An Edmonton sexual assault case is at the centre of an argument about the constitutionality of Canada’s sex offender registry.

The Court of Appeal of Alberta heard submissions Wednesday about whether or not a judge should have discretion about placing an offender on the registry, as well as whether or not placing anyone with more than one sexual offence conviction is a violation of charter rights. 

The offender in question has long since served his time. In 2011, Eugen Ndhlovu attended a party where he sexually touched two women.

He pleaded guilty to two counts of sexual assault, and was handed a six-month jail sentence with three years probation. He was found to be at a low risk of reoffending, but because he has more than one conviction, he was to be automatically placed on the national sex offenders registry for life. 

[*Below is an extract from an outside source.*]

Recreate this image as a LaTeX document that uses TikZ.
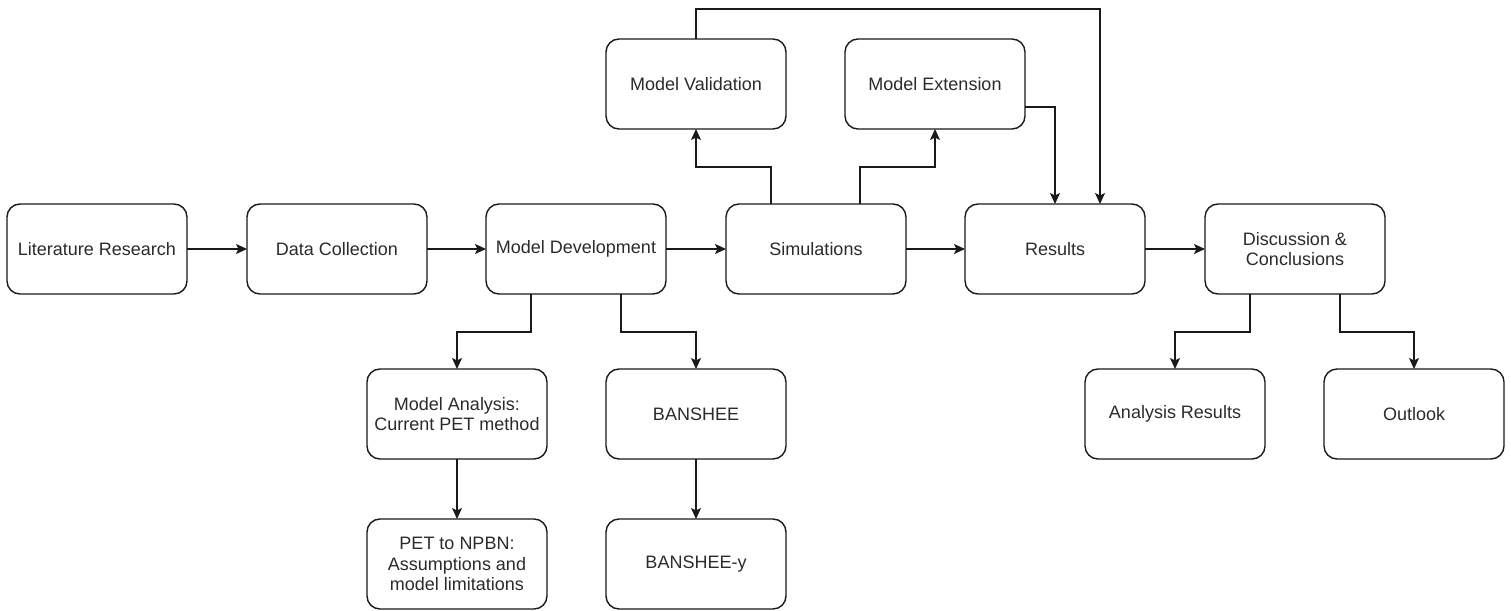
\documentclass[tikz,border=0pt]{standalone}
\usepackage{fontspec}
\setmainfont{Liberation Sans}
\usetikzlibrary{arrows.meta}
\definecolor{ink}{HTML}{1A1A1A}
\definecolor{txt}{HTML}{2B2B2B}
\begin{document}
\begin{tikzpicture}[x=1bp,y=-1bp,
  box/.style={draw=ink, line width=1.4bp, rounded corners=13bp, fill=white,
    minimum width=180bp, minimum height=90bp, inner sep=0pt, outer sep=0pt,
    align=center, text=txt, font=\fontsize{18bp}{20.7bp}\selectfont},
  arr/.style={draw=ink, line width=1.4bp,
    -{Stealth[length=11bp, width=10bp, inset=2.5bp]}}]
  \useasboundingbox[fill=white] (0,0) rectangle (1511,611);

  % main row
  \node[box] (lit)  at (97,249)   {Literature Research};
  \node[box] (data) at (337,249)  {Data Collection};
  \node[box] (dev)  at (576,249)  {Model Development};
  \node[box] (sim)  at (816,249)  {Simulations};
  \node[box] (res)  at (1055,249) {Results};
  \node[box] (disc) at (1295,249) {Discussion \&\\Conclusions};

  % upper row
  \node[box] (val) at (696,84) {Model Validation};
  \node[box] (ext) at (935,84) {Model Extension};

  % lower rows
  \node[box] (ana)  at (457,414)  {Model Analysis:\\Current PET method};
  \node[box] (ban)  at (696,414)  {BANSHEE};
  \node[box] (pet)  at (457,564)  {PET to NPBN:\\Assumptions and\\model limitations};
  \node[box] (bany) at (696,564)  {BANSHEE-y};
  \node[box] (ares) at (1175,414) {Analysis Results};
  \node[box] (out)  at (1414,414) {Outlook};

  % connectors along the main row
  \draw[arr] (lit.east) -- (data.west);
  \draw[arr] (data.east) -- (dev.west);
  \draw[arr] (dev.east) -- (sim.west);
  \draw[arr] (sim.east) -- (res.west);
  \draw[arr] (res.east) -- (disc.west);

  % simulations to validation / extension
  \draw[arr] ([xshift=-45bp]sim.north) -- ++(0,-37) -| (val.south);
  \draw[arr] ([xshift=44bp]sim.north) -- ++(0,-37) -| (ext.south);

  % into results
  \draw[arr] ([yshift=-23bp]ext.east) -| (res.north);
  \draw[arr] (val.north) -- ++(0,-30) -| ([xshift=45bp]res.north);

  % model development branches
  \draw[arr] ([xshift=-45bp]dev.south) -- ++(0,38) -| (ana.north);
  \draw[arr] ([xshift=45bp]dev.south) -- ++(0,38) -| (ban.north);
  \draw[arr] (ana.south) -- (pet.north);
  \draw[arr] (ban.south) -- (bany.north);

  % discussion branches
  \draw[arr] ([xshift=-45bp]disc.south) -- ++(0,38) -| (ares.north);
  \draw[arr] ([xshift=45bp]disc.south) -- ++(0,38) -| (out.north);
\end{tikzpicture}
\end{document}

The mandatory placement came into effect through changes to the Criminal Code enacted by then-prime minister Stephen Harper’s government in 2011. 

Ndhlovu appealed to Court of Queen’s Bench, arguing that the amended rules are unconstitutional because the automatic lifetime placement for anyone convicted of more than one sexual offence is too broad and grossly disproportionate.

He also argued judges should have discretion about placing offenders on the registry. The judge who heard his case agreed, and struck down the 2011 changes.

But Alberta’s Crown prosecution disagreed, and sought to overturn that decision in arguments before the Alberta Court of Appeal on Wednesday.  

Crown appellate counsel Jason Russell argued the Harper government’s changes to the rules help make the registry a better tool for police. If it’s not a comprehensive list of people with these types of convictions, it’s not particularly helpful to investigators tracking down possible suspects, he argued.

He also took issue with the suggestion that including low-risk offenders on the registry is casting too wide a net, arguing  they are more likely to commit another sexual offence than a member of the general population. 

“There is no way of knowing which of these offenders is going to reoffend,” he said.

Ndhlovu’s lawyer Elvis Iginla countered Russell’s submissions, saying that after a number of years, low-risk offenders likelihood of recidivism drops to that of the general population.

He said it’s not right to place every offender with more than one conviction on the list for life and argued the court should weigh the risk to public safety with the individual’s right to liberty.

“It just paints everybody with one brush,” Iginla said.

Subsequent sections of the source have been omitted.